Strategic vision, transformation, and growth trajectory

  • Recent acquisitions, including HSBC Malta, will double group size and diversify operations, with completion expected by early 2027.

  • Emerged as Greece's 5th banking pillar after merging Attica and Pancreta Banks, with rapid market share gains and a clean balance sheet.

  • Focus on digital transformation, operational modernization, and disciplined growth, especially in SME and wholesale banking, with a €60 million digital and IT investment plan over three years.

  • Completed major capital increases, rebranding, and branch rationalization, with further expansion via the acquisition of HSBC Malta and ongoing negotiations for Pantelakis Securities.

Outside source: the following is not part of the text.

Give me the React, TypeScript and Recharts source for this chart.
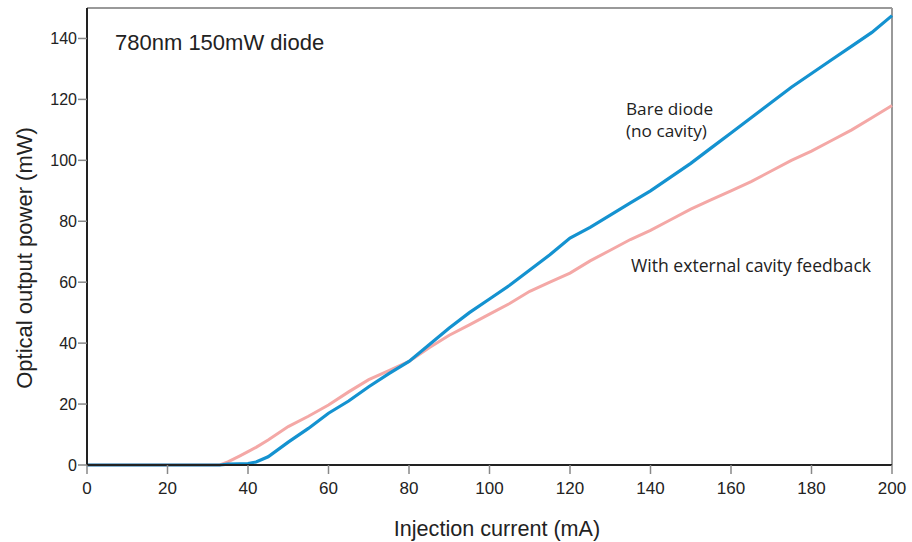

  • Integration of systems and digital platforms completed, emphasizing SME and small business lending with a rapid approval process.

HSBC Malta acquisition and combined group outlook

  • Acquisition of 70% of HSBC Malta in an all-cash deal, expected to close by Q1 2027, will double group size and deliver immediate earnings accretion.

  • HSBC Malta is the second largest bank in Malta, with a 24% market share, strong capital (24.1% CET1), and a retail-focused, low-cost deposit base.

  • Expansion into Malta provides access to two high-growth EU markets, enhancing geographic and income diversification, and unlocking significant synergies in funding, cost, and revenue.

  • Pro forma FY2025 combined group: €8.2bn net loans, €13.3bn deposits, €16.4bn total assets, and €445m recurring total income.

  • Further cost and funding synergies expected, with a focus on digitalization, process optimization, and cross-market product diversification.

Financial outlook and guidance

  • Pro forma group assets to exceed €16 billion, with deposits at €13 billion and net loans at €7.2 billion post-Malta acquisition.

  • Medium-term targets: NIM at 2.8%, recurring cost-to-income ratio in low 40s, net loans above €11 billion, and CET1 ratio above 14.5%.

  • Long-term targets: NIM at 3%, cost-to-income ratio in mid-30s, net loans above €14 billion, and CET1 ratio above 15.5%.

  • Recurring net profit expected to exceed €225 million in the medium term and €325 million in the long term, with ROATE above 17% and 18% respectively.

  • Share capital increase of up to €300 million planned to support growth and maintain strong capital buffers.